低金利が続いている昨今では、住宅ローン控除を利用すれば金利コストの大部分を賄えてしまうというのが実際のところ。住宅ローン控除が適用されるには一定の条件を満たす必要がありますが、利用できる物件を購入する場合は、一括購入のメリットは薄れてしまうと言えますね。
※ 参考記事: 「住宅ローン控除の条件とは?気を付けるべきポイントを教えます!」
2-2. 手元資金が少なくなる
現金で一括購入することになるため、何かあった際に必要となる手元資金が少なくなることは大きなデメリットと言えるかもしれません。結婚や出産、子供の教育資金、その他老後の生活費など、将来的にお金が必要となった際に手元に現金がないとリスクが大きいでしょう。
先述した住宅ローン控除の利用も検討し、一括購入できる資金があるとしても、今後何かあった際に必要となるお金はある程度確保したうえで、余裕がある場合に初めて一括購入を検討することをおすすめします。
2-3. 税務署からの問い合わせ
マンションの一括購入には大きな資金が必要です。税務署は、不動産登記で一括購入について知ることができるため、そうした大きな資金の調達方法を調査する場合があります。
不正な資金が利用されているか、住宅購入資金が贈与税の対象にならないかなどを確認するためのものですから、正しく税務上の手続きが行われていれば、ヒアリングを受けても問題はないでしょう。
2-4. 購入のタイミングを逃してしまうことも
不動産は一つとして同じものはありません。そのため、気に入った不動産を見つけたらスピーディに動く必要があります。一括購入にこだわりすぎて、お金を貯めてから買おうと思っていると、こうした買い時を逃してしまうことも。
税制優遇が期間を定めて行われることもありますし、不動産価格が下がったとき、ご家族のライフイベントなど、不動産を購入すべきタイミングは色々あります。

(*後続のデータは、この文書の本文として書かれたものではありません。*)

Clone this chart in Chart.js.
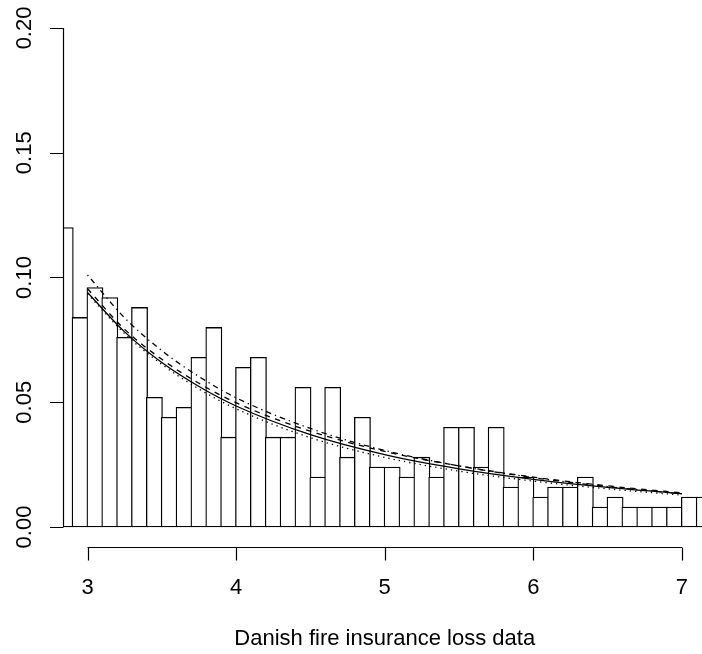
<!DOCTYPE html>
<html>
<head>
<meta charset="utf-8">
<script src="https://cdn.jsdelivr.net/npm/chart.js@4.4.0/dist/chart.umd.min.js"></script>
<style>
  html, body { margin: 0; padding: 0; background: #fff; }
</style>
</head>
<body>
<canvas id="hist" width="702" height="654"></canvas>
<script>
// histogram: left edge of each bin and its density
var binWidth = 0.1;
var binLeft = [2.8, 2.9, 3.0, 3.1, 3.2, 3.3, 3.4, 3.5, 3.6, 3.7, 3.8, 3.9,
               4.0, 4.1, 4.2, 4.3, 4.4, 4.5, 4.6, 4.7, 4.8, 4.9,
               5.0, 5.1, 5.2, 5.3, 5.4, 5.5, 5.6, 5.7, 5.8, 5.9,
               6.0, 6.1, 6.2, 6.3, 6.4, 6.5, 6.6, 6.7, 6.8, 6.9,
               7.0, 7.1];
var density = [0.120, 0.084, 0.096, 0.092, 0.076, 0.088, 0.052, 0.044, 0.048, 0.068, 0.080, 0.036,
               0.064, 0.068, 0.036, 0.036, 0.056, 0.020, 0.056, 0.028, 0.044, 0.024,
               0.024, 0.020, 0.028, 0.020, 0.040, 0.040, 0.024, 0.040, 0.016, 0.020,
               0.012, 0.016, 0.016, 0.020, 0.008, 0.012, 0.008, 0.008, 0.008, 0.008,
               0.012, 0.012];

// fitted densities
var fitX       = [3.0, 3.25, 3.5, 3.75, 4.0, 4.5, 5.0, 5.5, 6.0, 6.5, 7.0];
var fitSolid   = [0.0940, 0.0782, 0.0659, 0.0563, 0.0485, 0.0370, 0.0290, 0.0233, 0.0191, 0.0159, 0.0134];
var fitDashed  = [0.0955, 0.0792, 0.0672, 0.0576, 0.0498, 0.0384, 0.0303, 0.0245, 0.0200, 0.0165, 0.0137];
var fitDotted  = [0.0935, 0.0775, 0.0652, 0.0553, 0.0474, 0.0358, 0.0279, 0.0224, 0.0184, 0.0153, 0.0128];
var fitDotDash = [0.1010, 0.0838, 0.0707, 0.0603, 0.0518, 0.0395, 0.0307, 0.0245, 0.0198, 0.0162, 0.0133];

var xTicks = [3, 4, 5, 6, 7];
var xTickLabels = ['3', '4', '5', '6', '7'];
var yTicks = [0, 0.05, 0.10, 0.15, 0.20];
var yTickLabels = ['0.00', '0.05', '0.10', '0.15', '0.20'];
var xTitle = 'Danish fire insurance loss data';

var xMin = 2.835, xMax = 7.135, yMin = -0.008, yMax = 0.208;
var pad = { left: 63, top: 8, right: 0, bottom: 107 };
var FONT = '22px "Liberation Sans", Arial, sans-serif';
var LW = 1.3;

function pts(xs, ys) {
  return xs.map(function(x, i) { return { x: x, y: ys[i] }; });
}

function fitLine(values, dash) {
  return {
    type: 'line',
    data: pts(fitX, values),
    borderColor: '#000',
    borderWidth: LW,
    borderDash: dash,
    pointRadius: 0,
    fill: false,
    cubicInterpolationMode: 'monotone',
    order: 1
  };
}

// R-style axes: line only across the tick range, outward ticks
var rAxes = {
  id: 'rAxes',
  afterDraw: function(chart) {
    var ctx = chart.ctx, xs = chart.scales.x, ys = chart.scales.y;
    var area = chart.chartArea;
    var base = Math.round(area.bottom) + 0.5;
    var left = Math.round(area.left) + 0.5;
    ctx.save();
    ctx.strokeStyle = '#000';
    ctx.fillStyle = '#000';
    ctx.lineWidth = 1.2;
    ctx.font = FONT;

    ctx.beginPath();
    ctx.moveTo(xs.getPixelForValue(xTicks[0]), base);
    ctx.lineTo(xs.getPixelForValue(xTicks[xTicks.length - 1]), base);
    xTicks.forEach(function(t) {
      var px = Math.round(xs.getPixelForValue(t)) + 0.5;
      ctx.moveTo(px, base);
      ctx.lineTo(px, base + 13);
    });
    ctx.moveTo(left, ys.getPixelForValue(yTicks[0]));
    ctx.lineTo(left, ys.getPixelForValue(yTicks[yTicks.length - 1]));
    yTicks.forEach(function(t) {
      var py = Math.round(ys.getPixelForValue(t)) + 0.5;
      ctx.moveTo(left, py);
      ctx.lineTo(left - 13.5, py);
    });
    ctx.stroke();

    ctx.textAlign = 'center';
    ctx.textBaseline = 'middle';
    xTicks.forEach(function(t, i) {
      ctx.fillText(xTickLabels[i], xs.getPixelForValue(t), base + 40);
    });
    ctx.fillText(xTitle, xs.getPixelForValue(5), base + 91);

    yTicks.forEach(function(t, i) {
      ctx.save();
      ctx.translate(left - 39, ys.getPixelForValue(t));
      ctx.rotate(-Math.PI / 2);
      ctx.fillText(yTickLabels[i], 0, 0);
      ctx.restore();
    });
    ctx.restore();
  }
};

var plotW = 702 - pad.left - pad.right;
var binPx = plotW / (xMax - xMin) * binWidth;

var ctx = document.getElementById('hist').getContext('2d');
new Chart(ctx, {
  type: 'bar',
  data: {
    datasets: [
      fitLine(fitSolid, []),
      fitLine(fitDashed, [5.5, 5.5]),
      fitLine(fitDotted, [1.3, 4]),
      fitLine(fitDotDash, [1.3, 4, 5.5, 4]),
      {
        type: 'bar',
        data: binLeft.map(function(b, i) { return { x: b + binWidth / 2, y: density[i] }; }),
        backgroundColor: '#fff',
        borderColor: '#000',
        borderWidth: LW,
        borderSkipped: false,
        // one border width wider than the bin so neighbouring edges overlap
        barThickness: binPx + LW,
        order: 2
      }
    ]
  },
  options: {
    responsive: false,
    animation: false,
    layout: { padding: pad },
    scales: {
      x: { type: 'linear', min: xMin, max: xMax, offset: false, display: false },
      y: { type: 'linear', min: yMin, max: yMax, display: false }
    },
    plugins: {
      legend: { display: false },
      tooltip: { enabled: false }
    }
  },
  plugins: [rAxes]
});
</script>
</body>
</html>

お金が貯まったらということにだけこだわると、こうした買い時を見逃してしまうこともあるため、希望の物件を手に入れるには、広い視野を持って進めるほうが良いでしょう。
2-5. 火災保険には忘れずに加入する
住宅ローン利用の際には火災保険に入ることが一般的ですが、一括購入する場合は加入義務がないため、火災保険の加入を忘れてしまいがちです。しかし、万が一のことを考えて必ず火災保険に加入するようにしましょう。
3. 経済状況や今後のライフスタイルに合った資金計画を
住宅購入は人生で最も大きな買い物と言われます。一括購入か住宅ローンを利用するかといった資金計画は、ご自身の経済状況や将来希望するライフスタイルによって検討する必要があります。購入時の手間やコストを抑えるメリットという部分だけでなく、長い目で見て検討を行いましょう。
また、一括か住宅ローン利用かといった二択ではなく、例えば資金に余裕がある場合、住宅ローンの頭金を多めに支払うことで借入金額を減らし利息負担を少なくするというように、住宅ローンを利用しながら支払いの負担を軽くする方法も検討するのもおすすめです。
ぜひ、不動産仲介会社の担当者やファイナンシャルプランナーといったプロに、資金計画について相談してみましょう。
4. まとめ
今回は、マンション一括購入について詳しくご説明してきました。コストが抑えられ、手間も省けるというメリットはありますが、注意すべき点も多くあります。メリットデメリットと将来に必要となる費用やライフスタイルなども考慮したうえで、慎重に検討されることをおすすめします。